Na entrevista concedida a Miguel Medina [1951-2006] por José Morais e Castro, este afirma que tanto o pai – republicano, apoiante da campanha presidencial de Norton de Matos – como a mãe terão entrado para o Partido Comunista através do convívio com Aníbal da Silva Bizarro [n. 21/02/1908], ex-tarrafalista [1937-1944] empregado na Philips onde Mário de Morais e Castro era secretário da administração, passando a casa, sita em Campo de Ourique, a funcionar como local de apoio do Comité Central.

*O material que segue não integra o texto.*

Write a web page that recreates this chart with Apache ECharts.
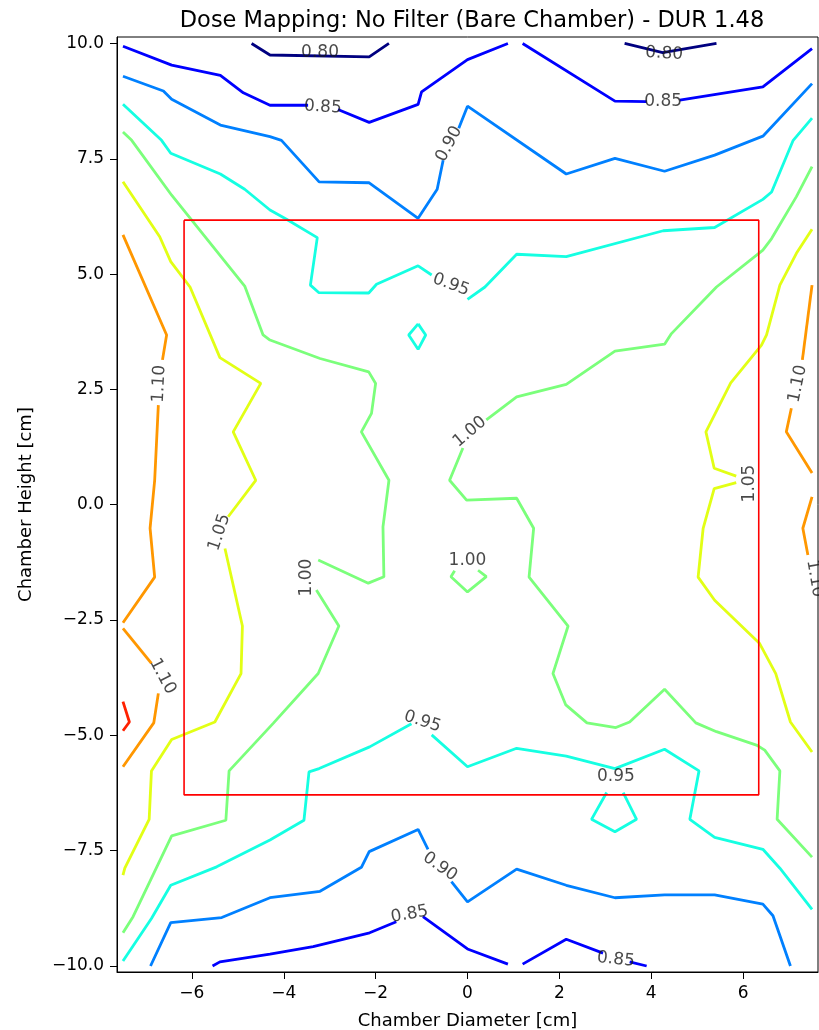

Pela residência passaram vários e relevantes dirigentes comunistas: Álvaro Cunhal [1913-2005], Américo de Sousa [1918-1993], António Dias Lourenço [1915-2010], Francisco Martins Rodrigues [1927-2008], Jaime Serra [n. 1921], Joaquim Pires Jorge [1907-1984], José Dias Coelho [1923-1961], Júlio Fogaça [1907-1980], Octávio Pato [1925-1999], Sérgio Vilarigues [1914-2007], entre outros.
Aquando da fuga de Peniche, Álvaro Cunhal chegou a estar refugiado naquela casa cerca de um mês com Isaura Moreira e a filha de ambos, de escassos meses.
Curiosamente, a casa funcionaria também como tesouraria do Partido Comunista, tendo Maria Cesarina Martins Tavares Gonçalves de Castro desempenhado exatamente o cargo de Tesoureira quando integrou o CNMP.
Devido à importância que a casa tinha, não era possível aos seus donos e ocupantes exercerem quaisquer outras atividades políticas em simultâneo, percebendo-se, assim, por que razão o nome de Maria Cesarina é ainda tão pouco referenciado. No entanto, devia ser das pessoas que teria muito a contar, já que raras terão sido as casas por onde passaram tantos e tão variados dirigentes de épocas distintas, sem que tenha sido alguma vez identificada pela polícia política.
Refira-se que o tio do marido, Amílcar Gonçalves de Morais e Castro [n. 1896] esteve várias vezes preso e a sua mulher, Irene Fernandes de Morais e Castro [1895-1975], presidiu à seção do Porto da Associação Feminina Portuguesa para a Paz.
Maria Cesarina Castro faleceu em 30 de Julho de 1995.
Maria Cesarina Castro faleceu em 30 de Julho de 1995.